The Center for Democratic Renewal and the National Council of Churches took advantage of the hoax for fundraising. The two groups established a fund for the burned churches and to "challenge racism throughout the country." The fund raised $12 million by May 1997, leaving them with a $7.5 million surplus since only $4.5 million would be enough to rebuild all the churches; they announced plans to spend the extra on advocacy programs on so-called "interlocking oppressions from gender to homophobia." The fund was headed by Mac Jones, former leader of a support committee for Communist Angela Davis, and Don Rojas, former press secretary for the ex-Communist dictator of Grenada, Maurice Bishop.[8]

Notes

  1. No single reporter had played a greater role than the newspaper's Gary Fields, who has written over 70 articles on the issue. [1]
  2. The CDR had systematically ignored fires set by blacks and those that occurred in the early part of the decade; it had also labeled some fires as arson that clearly were not – all in an apparent effort to make black church torchings appear to be an escalating phenomenon. [2]
  3. http://www.fumento.com/suarson.html
  4. A private group, the National Fire Protection Association, keeps careful track of church arsons. While their data don't break down churches by race, they do show a dramatic drop in the number of church arsons, from 1,420 in 1980 to 520 in 1994. [3]

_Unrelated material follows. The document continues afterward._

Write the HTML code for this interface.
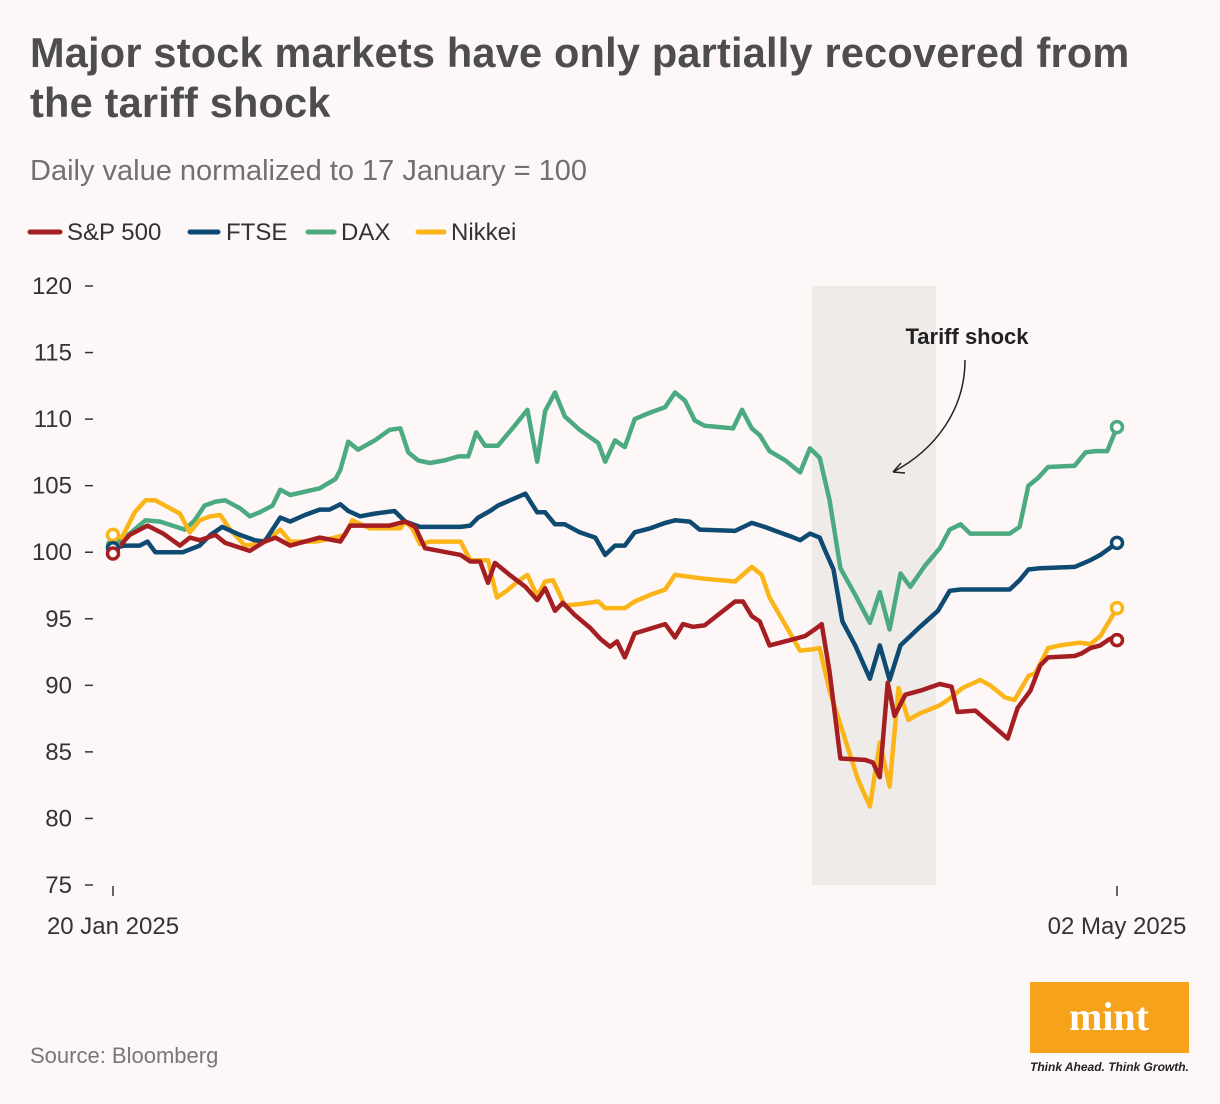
<!DOCTYPE html>
<html><head><meta charset="utf-8"><style>
body{margin:0;background:#fdf8f7;}
svg{display:block;font-family:"Liberation Sans",sans-serif;}
</style></head><body>
<svg id="chart" width="1220" height="1104" viewBox="0 0 1220 1104">
<rect width="1220" height="1104" fill="#fdf8f7"/>
<text x="30" y="67" font-size="41.5" font-weight="bold" fill="#4d4d4d" letter-spacing="0.2">Major stock markets have only partially recovered from</text>
<text x="30" y="117" font-size="41.5" font-weight="bold" fill="#4d4d4d" letter-spacing="0.2">the tariff shock</text>
<text x="30" y="180" font-size="29" fill="#707070">Daily value normalized to 17 January = 100</text>
<g>
<line x1="30" y1="232" x2="60" y2="232" stroke="#a51e22" stroke-width="5" stroke-linecap="round"/>
<text x="67" y="240" font-size="24" fill="#333">S&amp;P 500</text>
<line x1="190" y1="232" x2="218" y2="232" stroke="#0e4a72" stroke-width="5" stroke-linecap="round"/>
<text x="226" y="240" font-size="24" fill="#333">FTSE</text>
<line x1="308" y1="232" x2="334" y2="232" stroke="#4caa80" stroke-width="5" stroke-linecap="round"/>
<text x="341" y="240" font-size="24" fill="#333">DAX</text>
<line x1="418" y1="232" x2="444" y2="232" stroke="#fbb519" stroke-width="5" stroke-linecap="round"/>
<text x="451" y="240" font-size="24" fill="#333">Nikkei</text>
</g>
<g id="plot"></g>
<text x="30" y="1063" font-size="22" fill="#777">Source: Bloomberg</text>
<g>
<rect x="1030" y="982" width="159" height="71" fill="#f7a21b"/>
<text x="1109" y="1030" font-size="40" font-weight="bold" fill="#fff" text-anchor="middle" font-family="Liberation Serif, serif">mint</text>
<text x="1030" y="1071" font-size="12" font-style="italic" font-weight="bold" fill="#222">Think Ahead. Think Growth.</text>
</g>
</svg>
<script>
const yTicks = [75,80,85,90,95,100,105,110,115,120];
const xLabels = ["20 Jan 2025","02 May 2025"];
const xLabelDays = [0,102];
const shockStart = 71, shockEnd = 83.6;
const spDays=[0,1.7,3.5,5.1,6.8,7.8,8.8,10.4,11.4,13.9,15.4,16.5,18.0,21.0,23.1,24.1,28.1,29.7,30.7,31.7,35.3,36.3,37.3,38.1,38.8,40.3,41.9,43.1,43.9,44.9,45.7,46.9,48.5,49.5,50.5,51.2,52.0,53.0,56.1,57.1,57.9,58.9,60.1,63.2,64.0,64.9,65.7,66.7,68.8,70.3,71.3,72.0,72.8,73.9,76.4,77.2,77.9,78.7,79.4,80.5,82.0,84.0,85.2,85.8,87.6,90.9,91.9,93.2,94.2,95.0,97.7,98.4,99.3,100.3,101.3,102];
const spVals=[99.9,101.3,102.0,101.4,100.5,101.1,100.9,101.3,100.7,100.1,100.8,101.1,100.5,101.1,100.8,102.0,102.0,102.3,101.9,100.3,99.8,99.3,99.3,97.7,99.2,98.3,97.4,96.4,97.3,95.6,96.2,95.3,94.3,93.5,92.9,93.3,92.1,93.9,94.6,93.6,94.6,94.4,94.5,96.3,96.3,95.2,94.8,93.0,93.4,93.7,94.2,94.6,91.0,84.5,84.4,84.2,83.1,90.2,87.7,89.3,89.6,90.1,89.9,88.0,88.1,86.0,88.3,89.6,91.5,92.1,92.2,92.4,92.8,93.0,93.5,93.4];
const ftseDays=[0,1.2,2.7,3.5,4.3,7.1,8.8,9.9,11.1,12.9,14.4,15.4,17.0,18.0,19.5,21.0,22.0,23.1,23.9,25.1,26.6,28.6,29.7,31.2,35.3,36.3,37.1,38.3,39.1,41.9,43.1,43.9,44.9,45.9,47.4,49.0,50.0,51.0,52.0,53.0,54.6,56.1,57.1,58.6,59.6,63.2,64.9,66.2,67.3,68.8,69.8,70.8,71.8,72.3,73.2,74.1,75.4,76.9,77.9,78.9,80.0,82.0,83.8,85.0,86.1,91.1,92.1,93.0,94.2,97.7,99.3,100.3,102];
const ftseVals=[100.3,100.5,100.5,100.8,100.0,100.0,100.5,101.3,101.9,101.3,100.9,100.8,102.6,102.3,102.8,103.2,103.2,103.6,103.1,102.7,102.9,103.1,102.3,101.9,101.9,102.0,102.6,103.1,103.5,104.4,103.0,103.0,102.1,102.1,101.5,101.1,99.8,100.5,100.5,101.5,101.8,102.2,102.4,102.3,101.7,101.6,102.2,101.9,101.6,101.2,100.9,101.4,101.1,100.2,98.7,94.8,93.0,90.5,93.0,90.4,93.0,94.4,95.6,97.1,97.2,97.2,97.9,98.7,98.8,98.9,99.4,99.8,100.7];
const daxDays=[0,1.2,3.3,4.8,7.3,8.3,9.3,10.4,11.4,12.9,13.9,14.9,16.2,17.0,18.0,21.0,22.6,23.1,23.9,24.9,26.6,28.1,29.2,30.0,31.0,32.2,33.7,35.1,36.1,36.9,37.8,39.1,40.8,42.1,43.1,43.9,44.9,45.9,47.4,49.3,50.0,51.0,52.0,53.0,54.6,56.1,57.1,58.1,59.1,60.1,63.0,63.9,64.9,65.7,66.7,68.3,69.8,70.8,71.8,72.8,73.9,75.4,76.9,77.9,78.9,80.0,81.0,82.5,84.0,85.0,86.1,87.1,91.1,92.1,93.0,94.0,95.0,97.7,98.8,99.8,101.0,102];
const daxVals=[100.5,101.1,102.4,102.3,101.7,102.4,103.5,103.8,103.9,103.3,102.7,103.0,103.5,104.7,104.3,104.8,105.5,106.2,108.3,107.7,108.4,109.2,109.3,107.5,106.9,106.7,106.9,107.2,107.2,109.0,108.0,108.0,109.5,110.7,106.8,110.6,112.0,110.2,109.2,108.2,106.8,108.4,107.9,110.0,110.5,110.9,112.0,111.4,109.9,109.5,109.3,110.7,109.3,108.8,107.6,106.9,106.0,107.8,107.1,103.9,98.8,96.8,94.7,97.0,94.2,98.4,97.4,99.0,100.3,101.7,102.1,101.4,101.4,101.9,105.0,105.6,106.4,106.5,107.5,107.6,107.6,109.4];
const nkDays=[0,0.9,2.2,3.3,4.3,5.3,6.8,7.8,8.8,9.9,10.9,11.9,13.4,14.4,16.0,17.0,18.0,20.5,22.0,23.6,24.3,26.1,29.2,29.7,30.4,31.2,32.2,35.3,36.3,37.3,38.1,39.0,40.0,41.3,42.1,43.1,43.9,44.7,45.9,47.4,49.3,50.0,52.0,53.0,54.6,56.1,57.1,58.1,59.1,60.1,63.2,64.9,65.9,66.7,68.8,69.8,71.0,71.8,72.8,74.4,75.7,76.9,77.9,78.9,79.8,80.8,82.0,84.0,85.0,86.3,88.1,89.1,90.6,91.6,93.0,93.7,95.0,96.2,98.2,99.3,100.3,102];
const nkVals=[101.3,101.1,103.0,103.9,103.9,103.5,102.9,101.5,102.4,102.7,102.8,101.7,100.5,100.6,101.1,101.7,100.8,100.8,101.0,101.3,102.4,101.8,101.8,102.3,101.8,100.6,100.8,100.8,99.4,99.4,99.4,96.6,97.1,97.9,98.3,96.7,97.8,97.9,96.0,96.1,96.3,95.8,95.8,96.3,96.8,97.2,98.3,98.2,98.1,98.0,97.8,98.9,98.3,96.6,93.9,92.6,92.7,92.8,89.6,85.9,82.9,80.9,85.7,82.4,89.8,87.4,87.9,88.5,89.0,89.8,90.4,90.0,89.1,88.9,90.7,90.9,92.8,93.0,93.2,93.1,93.7,95.8];

const NS="http://www.w3.org/2000/svg";
const X0=113,X1=1117,DMAX=102,Y0=885,Y1=286,VMIN=75,VMAX=120;
const xs=d=>X0+(d/DMAX)*(X1-X0);
const ys=v=>Y0-(v-VMIN)/(VMAX-VMIN)*(Y0-Y1);
const plot=document.getElementById('plot');
function mk(tag,attrs){const e=document.createElementNS(NS,tag);for(const k in attrs)e.setAttribute(k,attrs[k]);plot.appendChild(e);return e;}

const sh=mk('rect',{x:xs(shockStart),y:Y1,width:xs(shockEnd)-xs(shockStart),height:Y0-Y1,fill:'#efebe9'});



yTicks.forEach(t=>{
  const l=mk('line',{x1:85,x2:93,y1:ys(t),y2:ys(t),stroke:'#333','stroke-width':1.5});
  
  
  const tx=mk('text',{x:72,y:ys(t)+8,'font-size':24,fill:'#333','text-anchor':'end'});
  tx.textContent=t;
  
  
});
xLabels.forEach((lab,i)=>{
  const x=xs(xLabelDays[i]);
  const l=mk('line',{x1:x,x2:x,y1:886,y2:896,stroke:'#333','stroke-width':1.5});
  
  
  const tx=mk('text',{x:x,y:934,'font-size':24,fill:'#333','text-anchor':'middle'});
  tx.textContent=lab;
  
  
});

const ann=mk('text',{x:967,y:344,'font-size':22,'font-weight':'bold',fill:'#222','text-anchor':'middle'});
ann.textContent='Tariff shock';


const arr=mk('path',{d:'M965 360 C965 410 935 450 893 472',fill:'none',stroke:'#222','stroke-width':1.5});


const ah=mk('path',{d:'M893 472 L901 463 M893 472 L905 473',fill:'none',stroke:'#222','stroke-width':1.5});



const series=[
 {n:'dax',d:daxDays,v:daxVals,c:'#4caa80'},
 {n:'nikkei',d:nkDays,v:nkVals,c:'#fbb519'},
 {n:'ftse',d:ftseDays,v:ftseVals,c:'#0e4a72'},
 {n:'sp500',d:spDays,v:spVals,c:'#a51e22'}
];
series.forEach(s=>{
  const pts=s.d.map((d,i)=>xs(d).toFixed(1)+','+ys(s.v[i]).toFixed(1)).join(' ');
  const p=mk('polyline',{points:pts,fill:'none',stroke:s.c,'stroke-width':4.5,'stroke-linejoin':'round','stroke-linecap':'round'});
  
  
});
series.forEach(s=>{
  [0,s.d.length-1].forEach(i=>{
    const c=mk('circle',{cx:xs(s.d[i]),cy:ys(s.v[i]),r:5.5,fill:'#fff',stroke:s.c,'stroke-width':3.5});
    
    
  });
});
</script>
</body></html>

  5. In the first five months of 1996, there were 34 arsons against black churches and 32 against nonblack ones. In just the next four months, this jumped to 58 in black churches and 102 in nonblack ones, according to the Church Arson Task Force. These were mostly copycat fires. Arrested arsonists told police that they "saw it on the news and this became the thing to do," explained James E. Johnson, an assistant Treasury secretary who served as the task force's co-chairman. [4]
  6. Wilcox, Laird. The Watchdogs, Editorial Research Service, Olathe, KS, 1999, pp. 69-70.
  7. Kelly, Michael, "Playing With Fire". The New Yorker, 15 July 1996.